Vogue’s instructions would also have you sew the sleeves in flat – before sewing the side seams together. The sleeves are easy to sew in – no ease! I chose to sew up the side seams first and set the sleeves in, so I could french seam the sides, shoulder seams and then flat fell the seams around the sleeve. The sleeve band was then sewn on – the instructions at this point were a bit bizarre, and I didn’t follow them – choosing to instead cut a sleeve cuff facing which was then fell stitched to the sleeve and cuff seam allowance. I particularly like this little detail because it means there is not a single exposed seam line in the entire garment. I really should look at buying an overlocker…

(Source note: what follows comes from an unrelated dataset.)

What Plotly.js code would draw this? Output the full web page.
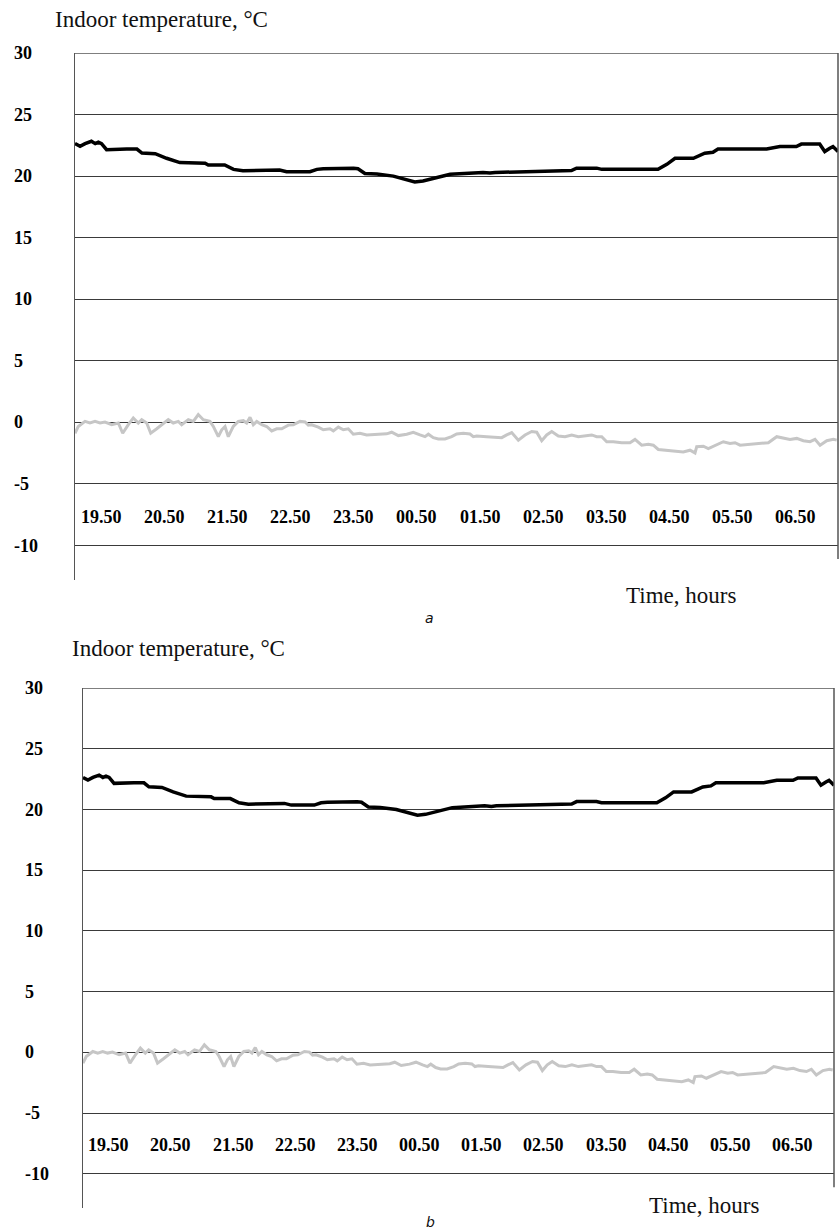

I’d sewn the contrast cuff on the sleeves for everyone’s robe but my own because I didn’t know what combination of solid silks to use – at that stage I still wasn’t really sure about the chartreuse silk, but having exhausted the possible combinations from the pale and hot pink option-box I figured there was no alternative. I found some lace trim (purchased from the Alannah Hill fabric outlet) hidden in a box of notions, and figured that the lace would at least ease the transition from floral to the not-quite-matching-green. This was pick stitched onto the cuff to keep it in place:
Once I’d sewn it all together, I realised I LOVED the green with the print….and wished I’d come across the lace trim earlier so I could have included it on the other robes!
Because sewing with charmuese is a rather slippery affair – I basted the contrast sleeve trim to the sleeve before sewing on the cuff. This meant I could turn it over and use the basting lines to keep on the straight and narrow, and I’d have a higher likelihood of getting the cuff and trim to line up at the sleeve seam. Having an even amount of trim visible around the sleeve was an important detail for me, too.
To keep the inside seams looking neat, I mock flat-felled the armscye seam. Getting slippery silk to fold under nicely around a curve would be a nightmare but for Carolyn’s tip of sewing a gathering stitch into the seam allowance and pulling on that to get the seam to curve under evenly.
Interestingly, the waist tie is sewn into the back of the robe in two separate seams created by sewing a pleat. This is lovely because there’s no chance of a tie independent of the robe slipping about or getting lost.
The hem was simply folded up, ironed, basted then machine sewn in place.
I enjoyed sewing these and I think the recipients were thrilled to receive them as much as I enjoyed giving them :) And the best thing about sewing with this fabric was that it was a great way to warm up and get experience for the next few things you’re going to see!
…I didn’t record the time to sew each of these.